** Begin GIVEN INFORMATION **

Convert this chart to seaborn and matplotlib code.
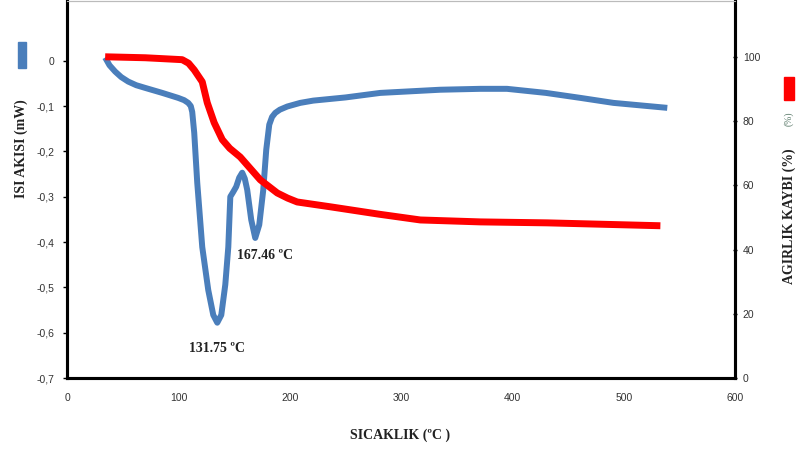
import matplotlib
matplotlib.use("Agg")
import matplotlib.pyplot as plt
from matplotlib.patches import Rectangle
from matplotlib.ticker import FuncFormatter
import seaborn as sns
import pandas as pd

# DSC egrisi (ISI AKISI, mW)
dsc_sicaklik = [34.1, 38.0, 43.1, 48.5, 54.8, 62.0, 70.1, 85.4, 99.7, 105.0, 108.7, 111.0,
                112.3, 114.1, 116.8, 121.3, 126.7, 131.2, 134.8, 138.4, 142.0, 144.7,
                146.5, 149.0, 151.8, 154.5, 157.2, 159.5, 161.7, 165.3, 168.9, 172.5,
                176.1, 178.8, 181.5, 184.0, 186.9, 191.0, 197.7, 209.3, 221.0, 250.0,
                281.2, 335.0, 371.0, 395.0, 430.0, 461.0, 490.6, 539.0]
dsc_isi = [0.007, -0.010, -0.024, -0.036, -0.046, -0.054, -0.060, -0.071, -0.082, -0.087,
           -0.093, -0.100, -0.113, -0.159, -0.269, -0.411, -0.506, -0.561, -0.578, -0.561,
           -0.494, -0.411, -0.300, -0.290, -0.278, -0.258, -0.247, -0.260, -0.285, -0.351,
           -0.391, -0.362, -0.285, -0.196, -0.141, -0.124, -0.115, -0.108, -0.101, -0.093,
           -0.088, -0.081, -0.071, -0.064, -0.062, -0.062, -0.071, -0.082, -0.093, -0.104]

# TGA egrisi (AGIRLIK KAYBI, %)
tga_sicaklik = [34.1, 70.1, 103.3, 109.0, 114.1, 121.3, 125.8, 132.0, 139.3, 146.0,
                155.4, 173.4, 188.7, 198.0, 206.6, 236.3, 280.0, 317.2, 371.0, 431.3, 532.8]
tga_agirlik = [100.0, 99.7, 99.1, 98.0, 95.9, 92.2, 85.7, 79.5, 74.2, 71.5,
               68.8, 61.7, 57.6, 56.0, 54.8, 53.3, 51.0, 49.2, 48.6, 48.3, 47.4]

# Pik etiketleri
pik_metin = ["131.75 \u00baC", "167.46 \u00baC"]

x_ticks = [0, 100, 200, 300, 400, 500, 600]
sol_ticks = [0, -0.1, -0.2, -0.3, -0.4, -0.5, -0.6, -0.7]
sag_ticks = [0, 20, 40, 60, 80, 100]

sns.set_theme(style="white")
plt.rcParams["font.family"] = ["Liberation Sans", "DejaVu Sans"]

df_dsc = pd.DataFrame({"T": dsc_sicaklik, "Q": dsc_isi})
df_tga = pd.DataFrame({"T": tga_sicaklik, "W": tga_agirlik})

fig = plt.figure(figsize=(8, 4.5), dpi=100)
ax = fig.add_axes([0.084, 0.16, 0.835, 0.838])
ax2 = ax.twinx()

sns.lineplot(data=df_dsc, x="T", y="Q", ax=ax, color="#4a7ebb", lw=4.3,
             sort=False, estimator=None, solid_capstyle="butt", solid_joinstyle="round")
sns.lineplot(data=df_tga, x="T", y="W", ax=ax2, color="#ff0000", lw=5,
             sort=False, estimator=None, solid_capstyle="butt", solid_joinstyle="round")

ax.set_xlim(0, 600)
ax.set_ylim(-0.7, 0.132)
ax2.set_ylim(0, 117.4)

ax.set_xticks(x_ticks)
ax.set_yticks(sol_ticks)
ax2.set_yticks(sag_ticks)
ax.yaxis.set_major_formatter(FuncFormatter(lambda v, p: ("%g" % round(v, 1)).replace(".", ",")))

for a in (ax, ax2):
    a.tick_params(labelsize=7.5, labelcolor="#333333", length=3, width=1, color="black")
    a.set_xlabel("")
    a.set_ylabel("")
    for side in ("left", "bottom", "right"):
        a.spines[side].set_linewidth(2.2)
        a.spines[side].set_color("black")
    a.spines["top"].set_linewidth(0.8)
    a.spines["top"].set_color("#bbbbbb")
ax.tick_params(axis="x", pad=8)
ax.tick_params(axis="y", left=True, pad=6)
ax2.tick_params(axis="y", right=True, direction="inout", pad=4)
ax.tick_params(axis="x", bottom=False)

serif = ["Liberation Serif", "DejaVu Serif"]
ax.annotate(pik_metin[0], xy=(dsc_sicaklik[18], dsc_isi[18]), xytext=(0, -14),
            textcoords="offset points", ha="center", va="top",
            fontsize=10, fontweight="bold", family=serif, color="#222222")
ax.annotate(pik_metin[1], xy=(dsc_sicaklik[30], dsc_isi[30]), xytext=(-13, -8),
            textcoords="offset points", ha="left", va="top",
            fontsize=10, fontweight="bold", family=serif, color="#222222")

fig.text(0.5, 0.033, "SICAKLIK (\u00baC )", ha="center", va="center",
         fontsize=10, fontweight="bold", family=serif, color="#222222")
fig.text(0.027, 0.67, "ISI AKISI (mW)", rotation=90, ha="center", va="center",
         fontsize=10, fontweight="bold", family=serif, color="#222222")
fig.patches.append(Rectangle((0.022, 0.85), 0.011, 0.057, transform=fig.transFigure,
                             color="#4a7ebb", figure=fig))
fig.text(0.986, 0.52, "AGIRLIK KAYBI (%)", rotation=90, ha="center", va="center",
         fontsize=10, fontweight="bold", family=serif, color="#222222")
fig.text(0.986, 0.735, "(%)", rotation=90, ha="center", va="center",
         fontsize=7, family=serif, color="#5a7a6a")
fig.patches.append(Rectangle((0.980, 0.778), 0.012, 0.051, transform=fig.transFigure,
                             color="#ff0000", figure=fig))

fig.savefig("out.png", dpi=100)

** End GIVEN INFORMATION **

TASK DIRECTIONS: Extract, word for word, each line from the top of the data down to and including the line with "import pandas as pd"; skip the pictures.

EXERCISE SOLUTION:
Convert this chart to seaborn and matplotlib code.
import matplotlib
matplotlib.use("Agg")
import matplotlib.pyplot as plt
from matplotlib.patches import Rectangle
from matplotlib.ticker import FuncFormatter
import seaborn as sns
import pandas as pd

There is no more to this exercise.